Hessens Ministerpräsident Volker Bouffier drängt darauf, dass eine fusionierte Börse ihren Hauptsitz in Frankfurt hat.

Von Meike Schreiber und Markus Zydra, Frankfurt

Natürlich dürfen sie auch an diesem Montag nicht fehlen, die Beteuerungen, dass der bevorstehende Brexit alles in allem eher schadet als nützt. Dann aber schaltet Hessens Ministerpräsident Volker Bouffier (CDU) auf Angriff: "Das ist ein Sachverhalt, der nach menschlichem Ermessen höchst selten vorkommt. Das sollten wir jetzt unbedingt nutzen", sagt er. Flankiert wird Bouffier an diesem Vormittag von seinem Wirtschaftsminister Tarek Al-Wazir (Grüne). Zuvor hatte das sogenannte Finanzplatzkabinett erörtert, wie man Banken und andere Unternehmen von der britischen Insel ins Rhein-Main-Gebiet locken kann. Nicht nur die Landesminister waren bei der Sitzung in der Bundesbank-Zentrale in Frankfurt dabei, auch ein Vertreter des Bundes, der Banken und mehrere Wissenschaftler.

"Die Unternehmen werden nicht zwei Jahre warten"

Noch haben die Briten ihren Austritt aus der EU nicht offiziell eingereicht. Europas große Städten wetteifern aber schon jetzt darum, Unternehmen und Institutionen aus der britischen Hauptstadt abzuwerben. Zwar ist noch offen, ob oder inwieweit die Freizügigkeit oder die Finanzwirtschaft eingeschränkt wird. Die Hoffnung aber ist geweckt: Wer Unternehmen anlockt, kann mit Arbeitsplätzen und Steuereinnahmen rechnen.

"Die Unternehmen werden nicht zwei Jahre warten und dann erst entscheiden, wo sie ihre Schwerpunkte setzen", sagte Bouffier. Daher könne man nicht früh genug anfangen zu werben.

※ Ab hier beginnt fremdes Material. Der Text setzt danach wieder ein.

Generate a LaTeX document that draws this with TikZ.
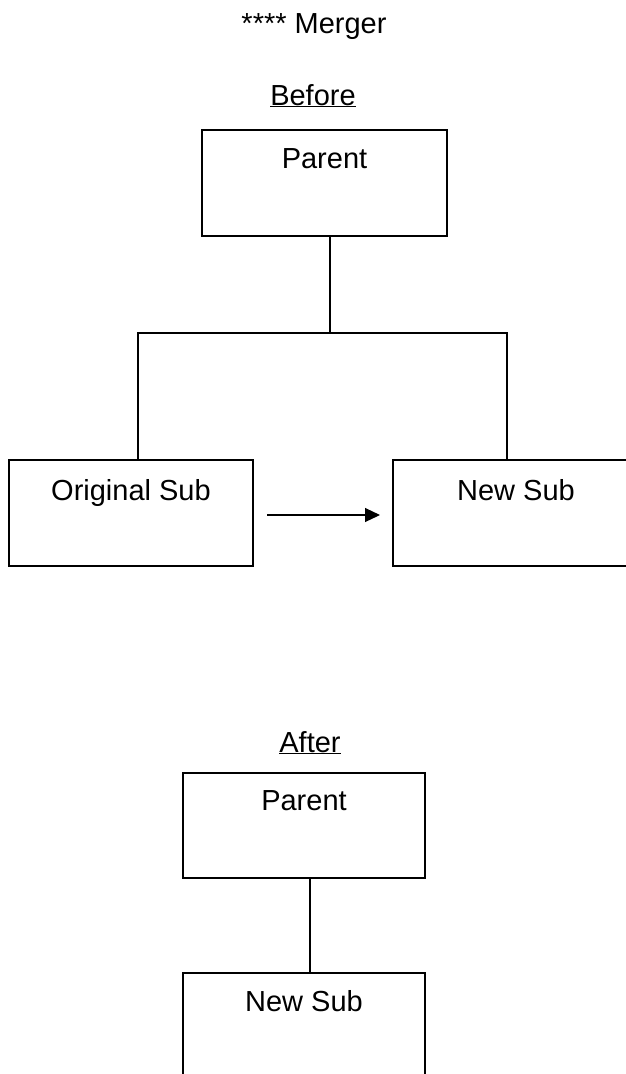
\documentclass[tikz,border=0pt]{standalone}
\usepackage{fontspec}
\setmainfont{Liberation Sans}
\usetikzlibrary{arrows.meta}
\begin{document}
\begin{tikzpicture}[x=1pt,y=-1pt,
  box/.style={draw=black,line width=1.1pt,rectangle,inner sep=0pt},
  lbl/.style={inner sep=0pt,anchor=base,font=\fontsize{29}{33}\selectfont},
  conn/.style={draw=black,line width=1.1pt},
  arr/.style={conn,-{Triangle[length=15pt,width=14pt]}}]
\useasboundingbox (0,0) rectangle (626,1074);
% titles
\node[lbl] (title) at (314,33) {**** Merger};
\node[lbl] (before) at (313,105) {\underline{Before}};
\node[lbl] (after) at (310,752) {\underline{After}};
% Before boxes
\node[box,minimum width=245pt,minimum height=106pt] (p1) at (324.5,183) {};
\node[box,minimum width=244pt,minimum height=106pt] (os) at (131,513) {};
\node[box,minimum width=246pt,minimum height=106pt] (ns) at (516,513) {};
\node[lbl] (p1t) at ([yshift=-39pt]p1.north) {Parent};
\node[lbl] (ost) at ([yshift=-41pt]os.north) {Original Sub};
\node[lbl] (nst) at ([yshift=-41pt]ns.north) {New Sub};
% connectors
\coordinate (j) at (330,333);
\draw[conn] (p1.south -| j) -- (j);
\draw[conn] (os.north -| 138,0) |- (j) -| (ns.north -| 507,0);
\coordinate (a1) at (267,515);
\coordinate (a2) at (380,515);
\draw[arr] (a1) -- (a2);
% After boxes
\node[box,minimum width=242pt,minimum height=105pt] (p2) at (304,825.5) {};
\node[box,minimum width=242pt,minimum height=105pt] (ns2) at (304,1025.5) {};
\node[lbl] (p2t) at ([yshift=-38pt]p2.north) {Parent};
\node[lbl] (ns2t) at ([yshift=-39pt]ns2.north) {New Sub};
\draw[conn] (p2.south -| 310,0) -- (ns2.north -| 310,0);
\end{tikzpicture}
\end{document}
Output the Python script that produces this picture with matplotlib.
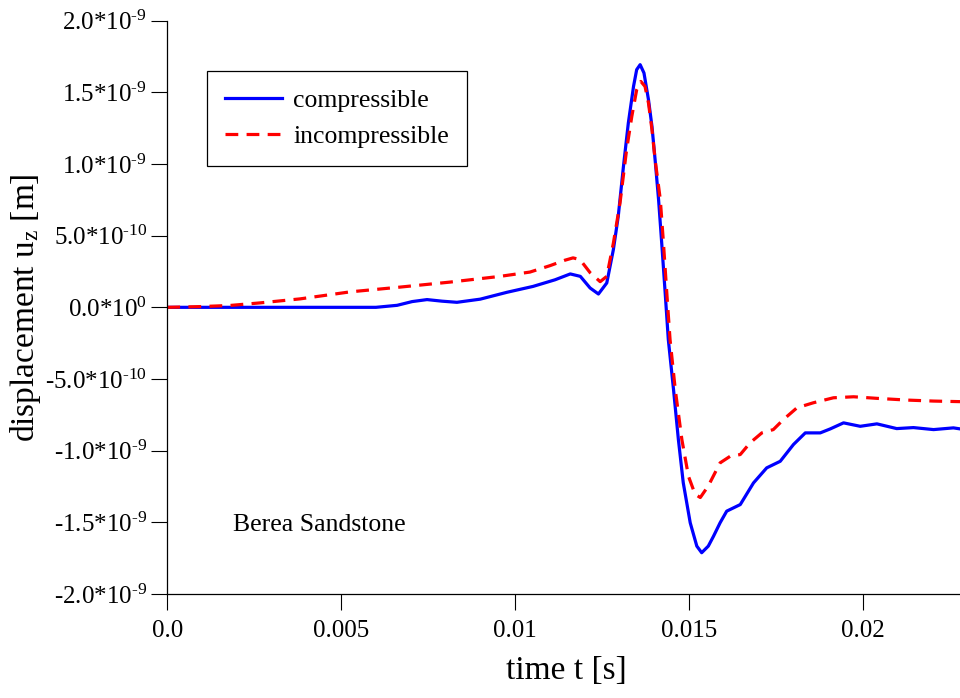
import numpy as np
import matplotlib
matplotlib.use('Agg')
import matplotlib.pyplot as plt

# tempo em ms e deslocamento em 1e-10 m
t_comp = [0.0, 2.38, 6.00, 6.61, 7.04, 7.47, 7.90, 8.33, 9.00, 9.77, 10.52, 11.15,
          11.59, 11.88, 12.16, 12.40, 12.64, 12.83, 12.97, 13.12, 13.26, 13.41, 13.50,
          13.60, 13.71, 13.84, 13.94, 14.03, 14.13, 14.22, 14.32, 14.41, 14.56, 14.70,
          14.84, 15.04, 15.23, 15.37, 15.56, 15.71, 15.90, 16.09, 16.48, 16.86, 17.24,
          17.63, 18.01, 18.35, 18.78, 19.07, 19.45, 19.93, 20.41, 20.98, 21.46, 22.04,
          22.61, 22.80]
u_comp = [0.0, 0.0, 0.0, 0.14, 0.40, 0.54, 0.43, 0.35, 0.57, 1.05, 1.46, 1.92,
          2.33, 2.16, 1.35, 0.93, 1.70, 4.03, 6.35, 9.84, 12.86, 15.42, 16.58,
          16.93, 16.35, 14.48, 12.62, 10.30, 7.51, 4.49, 1.00, -2.25, -5.74, -9.23,
          -12.24, -15.03, -16.66, -17.12, -16.66, -15.97, -15.03, -14.22, -13.76, -12.25, -11.20,
          -10.74, -9.57, -8.76, -8.76, -8.48, -8.06, -8.30, -8.13, -8.46, -8.39, -8.53,
          -8.41, -8.48]

t_incomp = [0.0, 0.94, 1.80, 2.67, 3.82, 5.26, 6.69, 8.13, 9.57, 10.43, 11.01, 11.44,
            11.67, 11.87, 12.16, 12.45, 12.64, 12.83, 13.02, 13.21, 13.36, 13.50, 13.62,
            13.74, 13.84, 13.94, 14.03, 14.18, 14.27, 14.38, 14.46, 14.61, 14.80, 14.99,
            15.18, 15.33, 15.56, 15.90, 16.19, 16.48, 16.76, 17.10, 17.43, 17.72, 18.11,
            18.58, 19.16, 19.74, 20.41, 21.27, 22.04, 22.80]
u_incomp = [0.0, 0.05, 0.13, 0.31, 0.59, 1.08, 1.41, 1.76, 2.16, 2.46, 2.91, 3.29,
            3.45, 3.33, 2.42, 1.79, 2.16, 4.48, 7.27, 10.99, 13.32, 15.18, 15.76,
            15.41, 14.25, 12.39, 10.30, 7.51, 4.49, 0.52, -2.25, -5.74, -9.23, -11.79,
            -13.04, -13.27, -12.46, -10.85, -10.39, -10.27, -9.46, -8.76, -8.53, -7.83, -7.01,
            -6.66, -6.31, -6.24, -6.35, -6.47, -6.54, -6.58]

xticks = [0.0, 0.005, 0.01, 0.015, 0.02]
xtick_labels = ['0.0', '0.005', '0.01', '0.015', '0.02']
yticks = [2.0e-9, 1.5e-9, 1.0e-9, 5.0e-10, 0.0, -5.0e-10, -1.0e-9, -1.5e-9, -2.0e-9]
ytick_labels = [r'2.0*10$^{\text{-9}}$', r'1.5*10$^{\text{-9}}$', r'1.0*10$^{\text{-9}}$',
                r'5.0*10$^{\text{-10}}$', r'0.0*10$^{\text{0}}$', r'-5.0*10$^{\text{-10}}$',
                r'-1.0*10$^{\text{-9}}$', r'-1.5*10$^{\text{-9}}$', r'-2.0*10$^{\text{-9}}$']

plt.rcParams['font.family'] = ['Liberation Serif', 'DejaVu Serif']
plt.rcParams['mathtext.fontset'] = 'custom'
plt.rcParams['mathtext.rm'] = 'Liberation Serif'
plt.rcParams['mathtext.it'] = 'Liberation Serif:italic'
plt.rcParams['mathtext.default'] = 'regular'

fig = plt.figure(figsize=(9.6, 6.98), dpi=100)
ax = fig.add_axes([0.1743, 0.149, 0.8257, 0.8214])

t1 = np.array(t_comp) * 1e-3
t2 = np.array(t_incomp) * 1e-3
u1 = np.array(u_comp) * 1e-10
u2 = np.array(u_incomp) * 1e-10

ax.plot(t1, u1, color='#0000ff', lw=2.3, label='compressible')
ax.plot(t2, u2, color='#ff0000', lw=2.3, ls=(0, (4, 2.6)), label='incompressible')

ax.set_xlim(0, 0.0228)
ax.set_ylim(-2.0e-9, 2.0e-9)
ax.set_xticks(xticks)
ax.set_xticklabels(xtick_labels)
ax.set_yticks(yticks)
ax.set_yticklabels(ytick_labels)
ax.tick_params(direction='out', length=11.5, width=0.8, labelsize=18)
ax.tick_params(axis='x', pad=7)
ax.tick_params(axis='y', pad=3)

ax.spines['top'].set_visible(False)
ax.spines['right'].set_visible(False)
ax.spines['left'].set_linewidth(0.9)
ax.spines['bottom'].set_linewidth(0.9)

ax.set_xlabel('time t [s]', fontsize=24)
ax.set_ylabel(r'displacement u$_{z}$ [m]', fontsize=24)
ax.xaxis.set_label_coords(0.504, -0.108)
ax.yaxis.set_label_coords(-0.157, 0.5)

ax.text(0.083, 0.110, 'Berea Sandstone', transform=ax.transAxes, fontsize=18.5,
        ha='left', va='baseline')

leg = ax.legend(loc='upper left', bbox_to_anchor=(0.0501, 0.9123), fontsize=18.5,
                frameon=True, fancybox=False, framealpha=1, edgecolor='black',
                handlelength=2.2, handletextpad=0.45, labelspacing=0.5, borderpad=0.7,
                borderaxespad=0)
leg.get_frame().set_linewidth(0.9)

plt.savefig('out.png', dpi=100)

Kommenden Freitag wolle das Kabinett daher mit den "führenden Akteuren des Finanzplatzes" eine Agenda erstellen. Ab Mitte August würde man auch in London für den Standort werben. Dabei gehe es etwa darum, den Firmen die "Angst vor dem deutschen Arbeitsrecht" zu nehmen. Für hoch bezahlte Mitarbeiter ließen sich womöglich Übergangslösungen schaffen, dank derer es leichter sei, sich zu trennen, sagte Wirtschaftsminister Al-Wazir.

Auch die europäischen Bankenbehörde Eba mit ihren etwa 100 Mitarbeitern soll wenn möglich nach Frankfurt geholt werden. "Ich bin sicher, dass wir dafür in Summe auch im Konzert der Bundesländer deutliche Unterstützung erhalten", sagte Bouffier. Dass der bayerische Finanzminister Markus Söder kürzlich für einen Umzug der in London beheimateten Behörde nach München warb, sei aus seiner Sicht "nicht wirklich ernst zu nehmen".

Die Deutsche Börse hingegen dürfe ihren Holding-Sitz nicht in London haben, wenn sie mit dem Londoner Rivalen fusionieren wolle, betonte Bouffier. Davon abgesehen, werde die Landesregierung aber abwarten, welches Konzept die Börse der Aufsicht, dem hessischen Wirtschaftsministerium zur Genehmigung vorlegt. Im Kern sei die Fusion positiv: "Die Landesregierung ist der Überzeugung, dass es durchaus sinnvoll ist, eine Börse zu schaffen, die stark genug ist, sich im globalen Wettbewerb zu behaupten", sagte er.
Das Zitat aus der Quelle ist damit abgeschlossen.